The current pressures and demands from B2B clients to generate revenue and grow require a deep understanding of the psychology of the modern buyer. Prior to this, it is imperative to comprehend the nature of commercial interactions in two critical moments: Customer Acquisition and Customer Expansion.

Customer Acquisition is crucially very different from Customer Expansion
In the infographic, we can identify the questions that buyers ask themselves in these different relational moments.
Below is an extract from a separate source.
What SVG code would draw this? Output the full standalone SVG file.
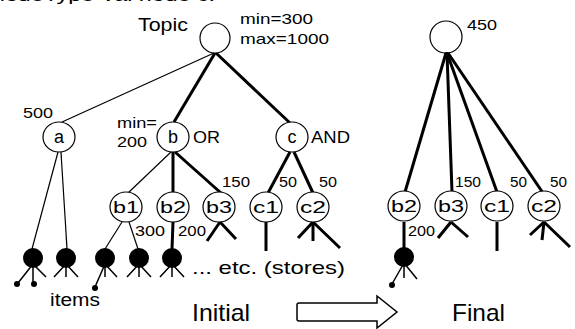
<svg xmlns="http://www.w3.org/2000/svg" width="575" height="329" viewBox="0 0 575 329">
<style>
text{font-family:"Liberation Sans",Arial,sans-serif;fill:#000}
.lbl{font-size:15px}
.nl{font-size:18px;text-anchor:middle}
.nl2{font-size:17px;text-anchor:middle}
.big{font-size:24px}
.node{fill:#fff;stroke:#000;stroke-width:1.2}
.item{fill:#000}
.thin{stroke:#000;stroke-width:1.2;fill:none}
.thick{stroke:#000;stroke-width:3;fill:none}
.leg{stroke:#000;stroke-width:1.5;fill:none}
</style>
<text x="-8" y="1" style="font-size:17px" textLength="223" lengthAdjust="spacingAndGlyphs">nodeType Val node c:</text>
<g id="connectors">
  <line class="thin" x1="214" y1="53" x2="62" y2="122"/>
  <line class="thick" x1="215" y1="53" x2="174" y2="122"/>
  <line class="thick" x1="216" y1="53" x2="290" y2="123"/>
  <line class="thin" x1="58" y1="152" x2="32" y2="249"/>
  <line class="thin" x1="61" y1="152" x2="67" y2="249"/>
  <line class="thin" x1="171" y1="152" x2="128" y2="193"/>
  <line class="thick" x1="173" y1="152" x2="173" y2="193"/>
  <line class="thick" x1="175" y1="152" x2="221" y2="193"/>
  <line class="thick" x1="290" y1="152" x2="268" y2="193"/>
  <line class="thick" x1="294" y1="152" x2="313" y2="193"/>
  <line class="thin" x1="122" y1="222" x2="105" y2="249"/>
  <line class="thin" x1="129" y1="222" x2="138" y2="249"/>
  <line class="thick" x1="173" y1="222" x2="172" y2="249"/>
  <line class="thick" x1="220" y1="222" x2="207" y2="241"/>
  <line class="thick" x1="220" y1="222" x2="236" y2="239"/>
  <line class="thick" x1="266" y1="222" x2="266" y2="251"/>
  <line class="thick" x1="313" y1="222" x2="298" y2="238"/>
  <line class="thick" x1="313" y1="222" x2="313" y2="241"/>
  <line class="thick" x1="313" y1="222" x2="340" y2="248"/>
  <line class="thick" x1="446" y1="53" x2="405" y2="192"/>
  <line class="thick" x1="447" y1="53" x2="452" y2="192"/>
  <line class="thick" x1="447" y1="53" x2="497" y2="192"/>
  <line class="thick" x1="448" y1="53" x2="543" y2="193"/>
  <line class="thick" x1="404" y1="222" x2="404" y2="249"/>
  <line class="thick" x1="451" y1="222" x2="438" y2="238"/>
  <line class="thick" x1="451" y1="222" x2="468" y2="237"/>
  <line class="thick" x1="497" y1="222" x2="497" y2="251"/>
  <line class="thick" x1="544" y1="222" x2="530" y2="235"/>
  <line class="thick" x1="544" y1="222" x2="542" y2="240"/>
  <line class="thick" x1="544" y1="222" x2="570" y2="247"/>
</g>
<g id="topic">
  <circle class="node" cx="215" cy="38" r="15"/>
  <text x="138" y="31" style="font-size:19px" textLength="50" lengthAdjust="spacingAndGlyphs">Topic</text>
  <text class="lbl" x="240" y="24" textLength="73" lengthAdjust="spacingAndGlyphs">min=300</text>
  <text class="lbl" x="240" y="44" textLength="89" lengthAdjust="spacingAndGlyphs">max=1000</text>
</g>
<g id="node-a">
  <ellipse class="node" cx="59" cy="137" rx="16" ry="15"/>
  <text class="nl" x="59" y="143">a</text>
  <text class="lbl" x="23" y="118" textLength="30" lengthAdjust="spacingAndGlyphs">500</text>
</g>
<g id="node-b">
  <ellipse class="node" cx="173" cy="137" rx="16" ry="15"/>
  <text class="nl" x="173" y="143">b</text>
  <text class="lbl" x="117" y="128" textLength="40" lengthAdjust="spacingAndGlyphs">min=</text>
  <text class="lbl" x="117" y="147" textLength="30" lengthAdjust="spacingAndGlyphs">200</text>
  <text x="193" y="143" style="font-size:16px" textLength="27" lengthAdjust="spacingAndGlyphs">OR</text>
</g>
<g id="node-c">
  <ellipse class="node" cx="292" cy="137" rx="16" ry="15"/>
  <text class="nl" x="292" y="143">c</text>
  <text x="311" y="143" style="font-size:16px" textLength="39" lengthAdjust="spacingAndGlyphs">AND</text>
</g>
<g id="node-b1">
  <ellipse class="node" cx="126" cy="207" rx="16" ry="15"/>
  <text class="nl2" x="126" y="213" textLength="26" lengthAdjust="spacingAndGlyphs">b1</text>
</g>
<g id="node-b2">
  <ellipse class="node" cx="173" cy="207" rx="16" ry="15"/>
  <text class="nl2" x="173" y="213" textLength="26" lengthAdjust="spacingAndGlyphs">b2</text>
</g>
<g id="node-b3">
  <ellipse class="node" cx="219" cy="207" rx="16" ry="15"/>
  <text class="nl2" x="219" y="213" textLength="26" lengthAdjust="spacingAndGlyphs">b3</text>
  <text class="lbl" x="222" y="187" textLength="28" lengthAdjust="spacingAndGlyphs">150</text>
</g>
<g id="node-c1">
  <ellipse class="node" cx="266" cy="207" rx="16" ry="15"/>
  <text class="nl2" x="266" y="213" textLength="26" lengthAdjust="spacingAndGlyphs">c1</text>
  <text class="lbl" x="279" y="187" textLength="18" lengthAdjust="spacingAndGlyphs">50</text>
</g>
<g id="node-c2">
  <ellipse class="node" cx="313" cy="207" rx="16" ry="15"/>
  <text class="nl2" x="313" y="213" textLength="26" lengthAdjust="spacingAndGlyphs">c2</text>
  <text class="lbl" x="319" y="187" textLength="18" lengthAdjust="spacingAndGlyphs">50</text>
</g>
<g id="labels-initial">
  <text class="lbl" x="135" y="236" textLength="30" lengthAdjust="spacingAndGlyphs">300</text>
  <text class="lbl" x="178" y="236" textLength="28" lengthAdjust="spacingAndGlyphs">200</text>
  <text x="192" y="274" style="font-size:19px" textLength="153" lengthAdjust="spacingAndGlyphs">... etc. (stores)</text>
  <text x="50" y="306" style="font-size:18px" textLength="50" lengthAdjust="spacingAndGlyphs">items</text>
  <text class="big" x="192" y="321" textLength="58" lengthAdjust="spacingAndGlyphs">Initial</text>
</g>
<g id="item-1">
  <circle class="item" cx="33" cy="258" r="10"/>
  <path class="leg" d="M33 264L18 283M33 264V283M33 264L46 277"/>
  <circle class="item" cx="17" cy="284" r="3"/>
  <circle class="item" cx="34" cy="284" r="3"/>
</g>
<g id="item-2">
  <circle class="item" cx="66" cy="258" r="10"/>
  <path class="leg" d="M66 264L54 277M66 264V277M66 264L78 277"/>
</g>
<g id="item-3">
  <circle class="item" cx="105" cy="258" r="10"/>
  <path class="leg" d="M105 264L95 287M105 264V277M105 264L117 277"/>
  <circle class="item" cx="95" cy="288" r="3"/>
</g>
<g id="item-4">
  <circle class="item" cx="139" cy="258" r="10"/>
  <path class="leg" d="M139 264L127 277M139 264V277M139 264L151 277"/>
</g>
<g id="item-5">
  <circle class="item" cx="172" cy="258" r="10"/>
  <path class="leg" d="M172 264L160 277M172 264V277M172 264L184 277"/>
</g>
<g id="arrow">
  <path d="M299 303H377V296L397 312L377 328V321H299Q297 321 297 319V305Q297 303 299 303Z" fill="#fff" stroke="#000" stroke-width="1.5"/>
</g>
<g id="final-root">
  <circle class="node" cx="446" cy="37" r="16"/>
  <circle cx="447" cy="55" r="3" fill="#000"/>
  <text class="lbl" x="467" y="30" textLength="30" lengthAdjust="spacingAndGlyphs">450</text>
</g>
<g id="final-b2">
  <ellipse class="node" cx="404" cy="206" rx="16" ry="15"/>
  <text class="nl2" x="404" y="212" textLength="26" lengthAdjust="spacingAndGlyphs">b2</text>
  <text class="lbl" x="408" y="236" textLength="27" lengthAdjust="spacingAndGlyphs">200</text>
</g>
<g id="final-b3">
  <ellipse class="node" cx="451" cy="206" rx="16" ry="15"/>
  <text class="nl2" x="451" y="212" textLength="26" lengthAdjust="spacingAndGlyphs">b3</text>
  <text class="lbl" x="455" y="187" textLength="26" lengthAdjust="spacingAndGlyphs">150</text>
</g>
<g id="final-c1">
  <ellipse class="node" cx="497" cy="206" rx="16" ry="15"/>
  <text class="nl2" x="497" y="212" textLength="26" lengthAdjust="spacingAndGlyphs">c1</text>
  <text class="lbl" x="510" y="187" textLength="17" lengthAdjust="spacingAndGlyphs">50</text>
</g>
<g id="final-c2">
  <ellipse class="node" cx="544" cy="206" rx="16" ry="15"/>
  <text class="nl2" x="544" y="212" textLength="26" lengthAdjust="spacingAndGlyphs">c2</text>
  <text class="lbl" x="550" y="187" textLength="17" lengthAdjust="spacingAndGlyphs">50</text>
</g>
<g id="final-item">
  <circle class="item" cx="404" cy="257" r="10"/>
  <path class="leg" d="M404 263L392 284M404 263V278M404 263L417 279"/>
  <circle class="item" cx="392" cy="285" r="3"/>
</g>
<text class="big" x="452" y="321" textLength="53" lengthAdjust="spacingAndGlyphs">Final</text>
</svg>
Understanding that, during Acquisition, customers ask: ‘Why change?’; ‘Why now?’; ‘Why with you?’ leads to the realization that the seller’s arguments, inquiry, and persuasion are very different from the situation where the customer is in the Expansion stage and asks: ‘Why stay?’; ‘Why pay more?’; ‘Why evolve?’
“Your conversations should create a competitive advantage, providing messages that demonstrate the convenience of staying, the cost of changing, and elevate the value of engaging with you and your company”.
In Acquisition, what is necessary to win a new client by generating a disruptive, challenging conversation that destabilize comfort and resistance to change (status quo), is entirely counterproductive for Expansion, i.e., when we aim to grow within an existing client, renew contracts, and extend them.
In Expansion, your company is the new status quo, and to address the client’s questions about why to stay or invest more, it is appropriate to adopt a ‘defensive’ approach. Your conversations should create a competitive advantage, providing messages that demonstrate the convenience of staying, the cost of changing, and elevate the value of engaging with you and your company.